Nobelpreis für Wirtschaft? Männersache! Nur zwei von 87 Ausgezeichneten sind Frauen. In der Physik nur vier von 218. Damit gehören diese Kategorien zu den absoluten Schlusslichtern bei der Gender-Verteilung. Eine der Ausgezeichneten mit dem Wirtschaftsnobelpreis, Elinor Ostrom, war zudem nicht mal Ökonomin, sondern Politikwissenschaftlerin. Von den insgesamt 57 Nobelpreisträgerinnen wurden die meisten in den Kategorien Frieden und Literatur prämiert.
Immerhin: Seit ein paar Jahren werden Frauen häufiger ausgezeichnet: Zwischen 2001 und 2020 haben 28 Frauen die Auszeichnung erhalten, während es zwischen 1981 und 2000 nur elf und zwischen 1961 und 1980 nur sieben waren. Aber warum spielen Frauen beim Wirtschaftsnobelpreis fast keine Rolle?

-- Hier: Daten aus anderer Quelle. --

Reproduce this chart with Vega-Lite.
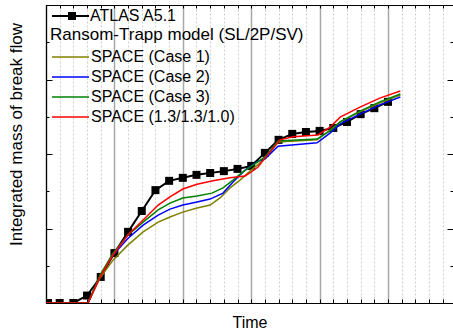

«Die Volkswirtschaftslehre ist immer noch eine ziemlich männerlastige Disziplin», sagte dazu der Star-Ökonom Ernst Fehr in einem Interview. Es machten erheblich mehr Männer als Frauen das Doktorat, welches ein Voraussetzung für eine spätere Professur sei.
Förderung verstärken
Zwar gebe es in seinem Departement einen Beschluss für besondere Bemühungen, um Frauen für Professorenstellen zu gewinnen. Doch habe dies bisher nicht gefruchtet. «Wir haben in den letzten Jahren mehrfach Angebote für Professuren an Frauen gemacht», so Fehr. Doch da derzeit sehr viele Departments international um eine kleine Zahl von Frauen im Wettbewerb seien, hätten die Frauen die Angebote aus Zürich bisher ausgeschlagen.
Aber tun Unis und andere Forschungsinstitute wirklich genug, um die Stimme von Ökonominnen hörbar zu machen? Das Argument, dass es zu wenig Frauen im Fach gibt, gilt nämlich nur mehr begrenzt. In den letzten Jahren hat sich eine ganze Reihe von Ökonominnen einen Namen gemacht und zunehmend ihren Platz in Medien, auf Podien und beim Kampf um Forschungsgelder behauptet.
Ökonominnen erobern ihren Platz
Neben Dina Pomeranz von der Universität Zürich sind Arbeitsmarktökonomin Conny Wunsch von der Universität Basel und Ökonomieprofessorin Patricia Funk von der Università della Svizzera italiana weitere unter vielen Beispielen von Topfrauen in der Volkswirtschaftlehre. Dazu gehören auch Monika Bütler (HSG) oder Isabel Martinez (ETH), die als Kolumnistin für die Handelszeitung schreibt. Auch Irmi Seidl (ETH) und Margith Osterloh (Crema Research) reihen sich in die Riege der Top-Ökonominnen des Landes.
Besonders wichtig: Die Ökonominnen bringen oft andere Forschungsschwerpunkte ein als Männer. Die Frankfurter Allgemeine Zeitung erstellte vor einigen Jahren ein Ranking, das nur Ökonominnen berücksichtigt. Sie analysierte, dass Ökonominnen neue Schwerpunkte im Fach setzen. Selten beschäftigten sich die Frauen, die in der Rangliste auftauchen, mit Steuern oder Ungleichheit, mit dem Wirtschaftswachstum, der Automobilwirtschaft oder dem Arbeitsmarkt – also mit Themen, die viele der einflussreichsten Männer der Zunft besetzen.
Frauen gewinnen ihren Einfluss in der Ökonomie häufig mit Umweltthemen, in der Megadebatte um die wirtschaftlichen Folgen des Klimawandels sind sie sehr präsent. Und selbst in den üblichen Arbeitsmarktthemen setzen sie neue Schwerpunkte. Diese Perspektivenvielfalt ist wertvoll und bringt uns weiter. Auf sie darf nicht mehr verzichtet werden - auch beim Nobelpreis.